A Beginner’s Guide to Meditation: Part II

Last week I talked about the benefits of meditation and the roadblocks that keep many people from getting started. In a nutshell, it’s a wonderful way to find freedom from anxieties, negativity and certain ailments. So you might be motivated to get it going. But how?

I’ll walk you step-by step through a first-time meditation sequence. The type of meditation I’m going to outline is called mindfulness meditation; it’s a simple technique and a great place to start. It will help you be more mindful (duh) of your feelings and desires, and allow you to cultivate or work through them more easily than you would if you were not practicing mindfulness.

Your first time meditating should be short and sweet – enough to at least immerse yourself a little, but not so long that you get bored and discouraged. I recommend allotting about ten minutes to begin, but even this can be intimidating if you have no idea what you’re doing or a short attention span, so five minutes is ok, too. And just follow along!

1. Find somewhere comfortable and where you won’t be interrupted.

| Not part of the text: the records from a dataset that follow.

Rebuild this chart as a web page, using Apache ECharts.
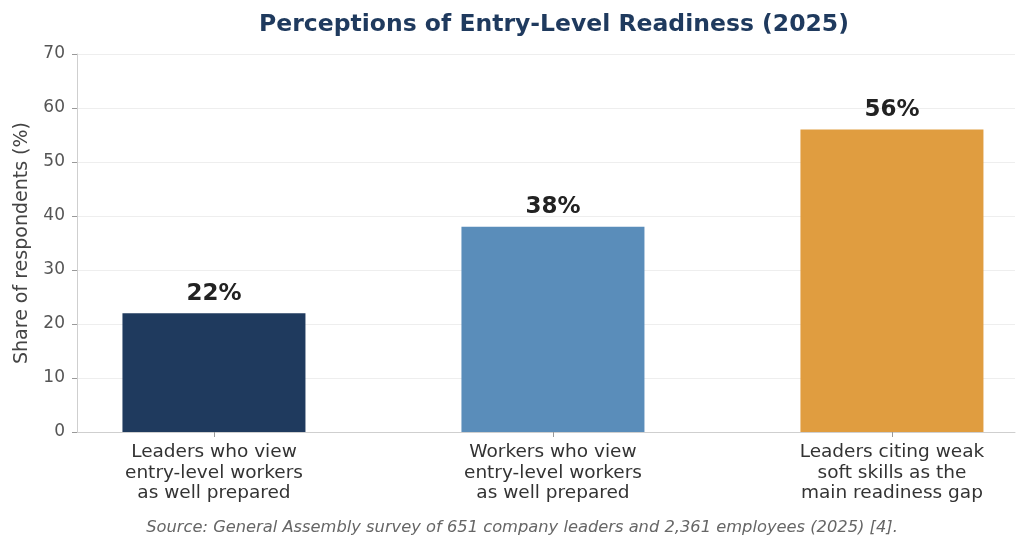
<!DOCTYPE html>
<html>
<head>
<meta charset="utf-8">
<script src="https://cdn.jsdelivr.net/npm/echarts@6/dist/echarts.min.js"></script>
<style>
  html, body { margin: 0; padding: 0; background: #fff; }
  #chart { width: 1017px; height: 535px; }
</style>
</head>
<body>
<div id="chart"></div>
<script>
// chart data
const categories = [
  'Leaders who view\nentry-level workers\nas well prepared',
  'Workers who view\nentry-level workers\nas well prepared',
  'Leaders citing weak\nsoft skills as the\nmain readiness gap'
]
const values = [22, 38, 56]
const barColors = ['#1f3a5e', '#5a8dba', '#e09d40']
const yTicks = [0, 10, 20, 30, 40, 50, 60, 70]

const font = 'DejaVu Sans'
const chart = echarts.init(document.getElementById('chart'))

chart.setOption({
  backgroundColor: '#fff',
  animation: false,
  title: [{
    text: 'Perceptions of Entry-Level Readiness (2025)',
    left: 549,
    top: 8,
    textAlign: 'center',
    textStyle: { fontFamily: font, fontSize: 23.5, fontWeight: 'bold', color: '#1f3a5e' }
  }, {
    text: 'Source: General Assembly survey of 651 company leaders and 2,361 employees (2025) [4].',
    left: 517,
    top: 515,
    textAlign: 'center',
    textStyle: { fontFamily: font, fontSize: 16.3, fontStyle: 'italic', fontWeight: 'normal', color: '#666' }
  }],
  grid: { left: 77, right: 2, top: 54, bottom: 103, containLabel: false },
  xAxis: {
    type: 'value',
    min: -0.404,
    max: 2.363,
    splitLine: { show: false },
    axisLine: { lineStyle: { color: '#cfcfcf', width: 1 } },
    axisTick: { customValues: [0, 1, 2], length: 5, lineStyle: { color: '#999' } },
    axisLabel: {
      customValues: [0, 1, 2],
      formatter: v => categories[Math.round(v)],
      fontFamily: font, fontSize: 18.5, color: '#333', lineHeight: 20.5, margin: 10
    }
  },
  yAxis: {
    type: 'value',
    min: 0,
    max: 70,
    interval: 10,
    name: 'Share of respondents (%)',
    nameLocation: 'middle',
    nameGap: 45,
    nameTextStyle: { fontFamily: font, fontSize: 19, color: '#444' },
    axisLine: { show: true, onZero: false, lineStyle: { color: '#cfcfcf' } },
    axisTick: { show: true, length: 5, lineStyle: { color: '#999' } },
    axisLabel: {
      fontFamily: font, fontSize: 17, color: '#555', margin: 12,
      customValues: yTicks
    },
    splitLine: { lineStyle: { color: '#eeeeee', width: 1 } }
  },
  series: [{
    type: 'bar',
    barWidth: 183,
    data: values.map((v, i) => ({ value: [i, v], itemStyle: { color: barColors[i] } })),
    label: {
      show: true,
      position: 'top',
      distance: 8,
      formatter: p => p.value[1] + '%',
      fontFamily: font, fontSize: 23, fontWeight: 'bold', color: '#222'
    }
  }]
})
</script>
</body>
</html>
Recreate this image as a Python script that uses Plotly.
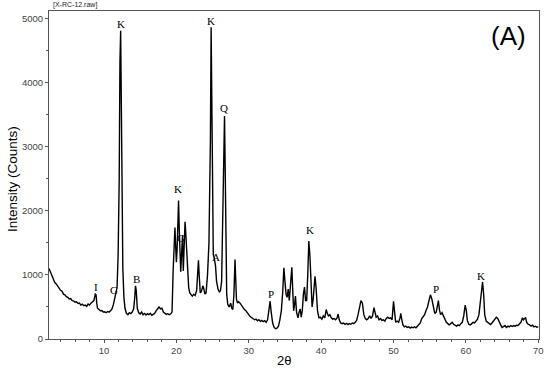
import plotly.graph_objects as go

tth = [2.4, 2.6, 2.8, 3.0, 3.2, 3.4, 3.6, 3.8, 4.0, 4.2, 4.4, 4.6, 4.8, 5.0, 5.2, 5.4, 5.6, 5.8, 6.0, 6.2,
       6.4, 6.6, 6.8, 7.0, 7.2, 7.4, 7.6, 7.8, 8.0, 8.2, 8.4, 8.6, 8.8, 8.9, 9.0, 9.1, 9.3, 9.5, 9.7, 9.9,
       10.1, 10.3, 10.5, 10.7, 10.9, 11.1, 11.3, 11.5, 11.6, 11.8, 11.95, 12.1, 12.2, 12.3, 12.4, 12.5, 12.6, 12.75, 12.9, 13.1,
       13.3, 13.5, 13.7, 13.9, 14.1, 14.25, 14.35, 14.45, 14.6, 14.8, 15.0, 15.2, 15.4, 15.6, 15.8, 16.0, 16.2, 16.4, 16.6, 16.8,
       17.0, 17.2, 17.4, 17.6, 17.8, 18.0, 18.2, 18.4, 18.6, 18.8, 19.0, 19.2, 19.4, 19.55, 19.7, 19.8, 19.9, 20.0, 20.1, 20.2,
       20.3, 20.4, 20.5, 20.6, 20.75, 20.85, 20.95, 21.05, 21.2, 21.3, 21.4, 21.55, 21.7, 21.85, 22.0, 22.2, 22.4, 22.6, 22.8, 22.95,
       23.05, 23.15, 23.3, 23.45, 23.65, 23.75, 23.95, 24.1, 24.3, 24.5, 24.6, 24.7, 24.8, 24.9, 25.0, 25.1, 25.25, 25.4, 25.55, 25.75,
       25.95, 26.1, 26.25, 26.4, 26.55, 26.65, 26.75, 26.85, 26.95, 27.1, 27.3, 27.5, 27.65, 27.8, 27.95, 28.1, 28.2, 28.3, 28.45, 28.6,
       28.8, 29.0, 29.2, 29.4, 29.6, 29.8, 30.0, 30.2, 30.4, 30.6, 30.8, 31.0, 31.2, 31.4, 31.6, 31.8, 32.0, 32.2, 32.4, 32.6,
       32.8, 32.95, 33.1, 33.3, 33.5, 33.7, 33.9, 34.1, 34.3, 34.5, 34.7, 34.85, 35.0, 35.15, 35.3, 35.45, 35.6, 35.75, 35.95, 36.1,
       36.2, 36.35, 36.45, 36.6, 36.8, 36.95, 37.1, 37.25, 37.4, 37.55, 37.7, 37.85, 38.0, 38.15, 38.3, 38.45, 38.6, 38.75, 38.9, 39.05,
       39.15, 39.3, 39.5, 39.7, 39.9, 40.1, 40.3, 40.5, 40.7, 40.85, 41.0, 41.2, 41.4, 41.6, 41.8, 42.0, 42.2, 42.35, 42.5, 42.7,
       42.9, 43.1, 43.3, 43.5, 43.7, 43.9, 44.1, 44.3, 44.5, 44.7, 44.9, 45.1, 45.3, 45.5, 45.7, 45.9, 46.1, 46.3, 46.5, 46.7,
       46.9, 47.1, 47.3, 47.45, 47.6, 47.8, 48.0, 48.2, 48.4, 48.6, 48.8, 49.0, 49.2, 49.4, 49.6, 49.8, 50.0, 50.15, 50.3, 50.5,
       50.7, 50.9, 51.0, 51.15, 51.3, 51.5, 51.7, 51.9, 52.1, 52.3, 52.5, 52.7, 52.9, 53.1, 53.3, 53.5, 53.7, 53.9, 54.1, 54.3,
       54.5, 54.7, 54.9, 55.1, 55.3, 55.5, 55.7, 55.9, 56.1, 56.2, 56.35, 56.5, 56.7, 56.9, 57.1, 57.3, 57.5, 57.7, 57.9, 58.1,
       58.3, 58.5, 58.7, 58.9, 59.1, 59.3, 59.5, 59.7, 59.9, 60.05, 60.2, 60.4, 60.6, 60.8, 61.0, 61.2, 61.4, 61.6, 61.8, 62.0,
       62.15, 62.3, 62.45, 62.6, 62.8, 63.0, 63.2, 63.4, 63.6, 63.8, 64.0, 64.2, 64.4, 64.6, 64.8, 65.0, 65.2, 65.4, 65.6, 65.8,
       66.0, 66.2, 66.4, 66.6, 66.8, 67.0, 67.2, 67.4, 67.6, 67.8, 67.95, 68.1, 68.25, 68.4, 68.6, 68.8, 69.0, 69.2, 69.4, 69.6,
       69.8, 70.0]
counts = [1100, 1040, 985, 940, 880, 860, 820, 800, 760, 745, 700, 690, 660, 650, 625, 630, 600, 595, 575, 580,
          555, 560, 530, 545, 520, 530, 510, 545, 530, 560, 580, 600, 700, 690, 560, 480, 460, 440, 445, 420,
          425, 410, 430, 420, 440, 470, 540, 640, 650, 800, 1300, 2500, 4300, 4810, 3600, 2000, 1100, 650, 480, 400,
          380, 410, 395, 420, 470, 650, 830, 760, 480, 410, 390, 420, 380, 400, 375, 395, 380, 400, 370, 385,
          400, 440, 480, 500, 470, 480, 420, 400, 385, 395, 380, 390, 420, 1060, 1550, 1740, 1450, 1200, 1400, 1900,
          2160, 1700, 1150, 1050, 1400, 1620, 1060, 1300, 1830, 1650, 1400, 1100, 800, 720, 690, 670, 700, 680, 760, 1100,
          1230, 1000, 720, 740, 830, 800, 700, 720, 1000, 1500, 2200, 3100, 4865, 3800, 1800, 1320, 1250, 1150, 900, 780,
          730, 760, 900, 1700, 3000, 3480, 2600, 1300, 700, 540, 500, 560, 480, 460, 700, 1240, 1000, 620, 560, 580,
          560, 520, 490, 460, 440, 400, 380, 350, 330, 320, 300, 310, 285, 300, 275, 290, 270, 285, 260, 300,
          450, 590, 420, 250, 180, 160, 170, 200, 300, 440, 750, 1110, 900, 700, 650, 780, 600, 800, 1120, 700,
          440, 560, 670, 420, 330, 420, 470, 340, 450, 700, 810, 600, 600, 1000, 1530, 1300, 700, 500, 620, 900,
          980, 800, 440, 330, 340, 310, 360, 330, 460, 400, 360, 380, 330, 310, 320, 300, 330, 390, 300, 250,
          240, 250, 230, 245, 225, 240, 230, 250, 240, 260, 290, 380, 520, 600, 560, 380, 320, 300, 320, 360,
          320, 360, 490, 420, 340, 360, 300, 320, 290, 300, 280, 320, 340, 320, 330, 300, 590, 420, 260, 280,
          260, 330, 400, 300, 220, 190, 200, 180, 190, 170, 185, 175, 190, 175, 200, 215, 250, 320, 350, 380,
          450, 500, 600, 690, 620, 480, 400, 420, 520, 600, 450, 380, 410, 360, 300, 260, 240, 220, 240, 260,
          230, 210, 200, 220, 210, 240, 260, 360, 530, 450, 290, 230, 220, 240, 260, 250, 290, 310, 380, 600,
          820, 890, 700, 380, 280, 260, 240, 225, 250, 280, 310, 340, 320, 260, 220, 180, 200, 210, 180, 200,
          190, 210, 195, 210, 200, 215, 210, 230, 260, 330, 300, 320, 330, 260, 230, 220, 200, 215, 190, 200,
          185, 190]

# phase labels
lab_text = ["I", "G", "K", "B", "K", "G", "K", "A", "Q", "P", "K", "P", "K"]
lab_x = [8.9, 11.4, 12.35, 14.5, 20.25, 20.7, 24.75, 25.5, 26.6, 33.1, 38.4, 55.9, 62.1]
lab_y = [812, 766, 4917, 932, 2339, 1583, 4960, 1281, 3599, 708, 1703, 786, 984]

fig = go.Figure()
fig.add_trace(go.Scatter(x=tth, y=counts, mode='lines',
                         line=dict(color='black', width=1.4), showlegend=False))

for t, x, y in zip(lab_text, lab_x, lab_y):
    fig.add_annotation(x=x, y=y, text=t, showarrow=False,
                       font=dict(family='Liberation Serif', size=11, color='black'))

# header, panel letter and axis titles
fig.add_annotation(xref='paper', yref='paper', x=0.004, y=1.018, xanchor='left', yanchor='middle',
                   text='[X-RC-12.raw]', showarrow=False,
                   font=dict(family='Liberation Sans', size=7, color='#222'))
fig.add_annotation(xref='paper', yref='paper', x=0.978, y=0.925, xanchor='right', yanchor='middle',
                   text='(A)', showarrow=False,
                   font=dict(family='Liberation Sans', size=26, color='black'))
fig.add_annotation(xref='paper', yref='paper', x=-0.0745, y=0.489, xanchor='center', yanchor='middle',
                   text='Intensity (Counts)', textangle=-90, showarrow=False,
                   font=dict(family='Liberation Sans', size=13.5, color='black'))
fig.add_annotation(xref='paper', yref='paper', x=0.4786, y=-0.067, xanchor='center', yanchor='middle',
                   text='2θ', showarrow=False,
                   font=dict(family='Liberation Sans', size=13, color='black'))

axis_style = dict(showline=True, linecolor='#555', linewidth=1, mirror=True, automargin=False,
                  ticks='outside', tickcolor='#555', ticklen=3, showgrid=False, zeroline=False,
                  tickfont=dict(family='Liberation Sans', size=9.5, color='#444'))

fig.update_xaxes(range=[2.4, 70.1], dtick=10, tick0=0,
                 minor=dict(dtick=2, ticks='outside', ticklen=2, tickcolor='#555'),
                 **axis_style)
fig.update_yaxes(range=[0, 5120], dtick=1000,
                 minor=dict(dtick=500, ticks='outside', ticklen=2, tickcolor='#555'),
                 **axis_style)

fig.update_layout(width=550, height=372, margin=dict(l=49, r=11, t=11, b=33),
                  plot_bgcolor='white', paper_bgcolor='white')

fig.write_html("out.html", config={'displayModeBar': False},
               post_script="document.body.style.margin='0px';")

I like to sit on the edge of my bed with my feet on the floor and hands in my lap. Find somewhere you can sit this way, where people aren’t likely to bother you. Background noise, even if it’s loud, is ok; being jarred out of your thoughts by sudden disruptions is not!

2. Sit with feet on the floor and hands in your lap or on your thighs.

Find a happy medium between rigid and lounging; keep your back straight and shoulders back, but don’t freak out about having perfect posture. To keep you straight and still you can try imagining your head aligning with a point in the sky.

3. Breathe, imagine a sense of calm.

Before closing your eyes, think about yourself in a peaceful place and state of mind. Take a few deep breaths.

4. Close your eyes when you’re ready, and take a few more deep breaths.

Focus on the up and down of your breathing, wherever that is in your body. Imagine inhaling calm and exhaling stress or negativity. Once you’ve taken several deep breaths, return to your normal breathing pattern, in your nose and out your mouth.

5. Body scan.

Do a mental scan of your body; I like to start at my head and move downward, but feel free to start at your feet, stomach, wherever. As you move down, up or out, focus on the way each body part feels. Are some areas tense? Are some relaxed? Just notice, don’t try to fix it. Take as long as you need for this; it may take several minutes.

6. Emotional scan.

As you do the body scan, you will begin to notice the underlying emotions you’re feeling. It may be obvious or you may have to look for it. Are you anxious? Sad? Happy, free, peaceful? Again, just notice. Don’t judge or try to change it.

7. Return focus to breath.

Sit for several minutes (I’d say up three to five) with yourself. Don’t force your mind to be blank. Instead, if you realize your mind has wandered off, gently label it as ‘thinking’ and bring the focus back to your breathing. You can count your breaths if it helps.

8. Let your mind go.

For about 15-30 seconds (but don’t strictly time this, just approximate) let your mind wander free. This feels longer than it sounds. Let your mind think or sing or be blank, whatever it wants. No effort. You may get frustrated by this at first; don’t worry. It’ll get easier and easier to let go the more you practice.

9. Bring it back to breathing.

Bring it back again to your breath and physical body. Just allow yourself to re-acclimate to your physical surroundings. How do you feel?

10. Open eyes when ready.

Take your time breathing before doing this if you need. There have been times I’ve needed to keep my eyes closed and remain focused on my breathing for another 15 minutes, and times I’ve been immediately ready to return to my physical environment.

Congrats!

That’s it. Nothing super difficult, nothing ridiculous. Just sitting with yourself.

You may be confused at first or unsure whether you even feel any different. You may be sure you don’t feel different. Just keep at it. As you continue meditating, you’ll begin to understand your feelings, become able to sense them more effortlessly and manage them with ease.

I hope mindfulness meditation helps you in your journey, whatever it may be, and that you are able to more fully live and discover yourself through it! Most of all, I hope it helps you find freedom from anxieties and health issues.

Any meditators out there have other advice or suggestions for getting the most out of meditation?